Pump.fun leaned into it, quickly adding a native livestream feature to its platform and establishing it as the place where the fringes of society gathered to create and comment on culture—4chan with meme coins.
And in typical 4chan fashion—where posting is anonymous and just about anything goes—the lines between what was real and what was not soon became blurred. The vibe shifted. Things got dark. More socially conscious degens began questioning whether things were getting out of hand. All the while, Pump.fun’s revenue figures kept soaring.
It was around this time that a disgruntled Pump.fun employee, Jarett Dunn (also known as Stacc), hacked the platform, draining it of around $2 million worth of funds. Dunn initially claimed to have acted as a whitehat, of sorts, and aimed to “kill” Pump for the harm he believed it was causing.
Beyond the immediate financial hit that Pump suffered, the reputational damage that came with the hack would prove costly, even if just temporarily. According to a statement from a Pump.fun co-founder in a police report obtained by Decrypt, the company failed to close a $20 million funding round as a result of the hack, due to concerns with company management.
Court documents associated with the charges against Dunn would also reveal that Pump.fun is tied to Baton Corporation Limited, a company registered in the United Kingdom, which would later become very relevant. Pump.fun cofounders, however, dispute that the company is registered in the U.K. “Pump.fun never was and is still not a U.K. company,” the pseudonymous Sapijiju told Decrypt.

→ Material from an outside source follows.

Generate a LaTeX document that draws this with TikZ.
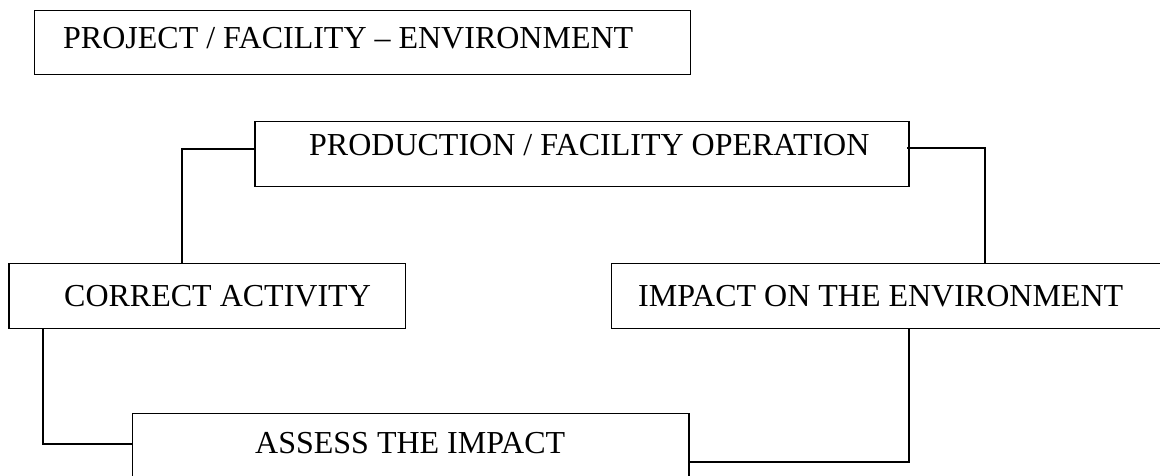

In the months that followed the hack, the stunts on Pump would only escalate, with the company’s daily revenue gains marking highs of more than $5 million by November. Over just a week period in November, users on the platform livestreamed themselves harming animals, recklessly firing of guns, and one even faked a suicide. That was the tipping point. Things had indeed gotten out of hand, even for Pump.fun, which responded by shutting down its livestream feature.
Still, the attention economy cuts both ways, and earlier this month the Financial Conduct Authority in the U.K. issued a warning against the platform. In response, the team decided to geo-fence the platform, restricting access from those in the UK. Experts claim this could be just the start of the legal troubles for the platform.
“Pump.fun must brace for potential legal liabilities tied to its content moderation under Section 230 CDA, including civil lawsuits from harmed users,” said Cyber Attorney and Reputation Management Consultant Andrew Rossow. “It also faces risks of potential criminal investigations for wire fraud and potential violations of the U.S. Securities Act and EU data regulations.”
That sounds like a lot for a couple trench warriors who had no idea what they’d be getting into just 11 months ago. But it comes with the territory. As Pump.fun grows, so too will the risks and responsibilities.
Where does it go from here? Critics will say it’s unsustainable. The music will eventually stop. But, for now, if 2024 has taught degens anything, it’s that you’ve gotta respect the Pump.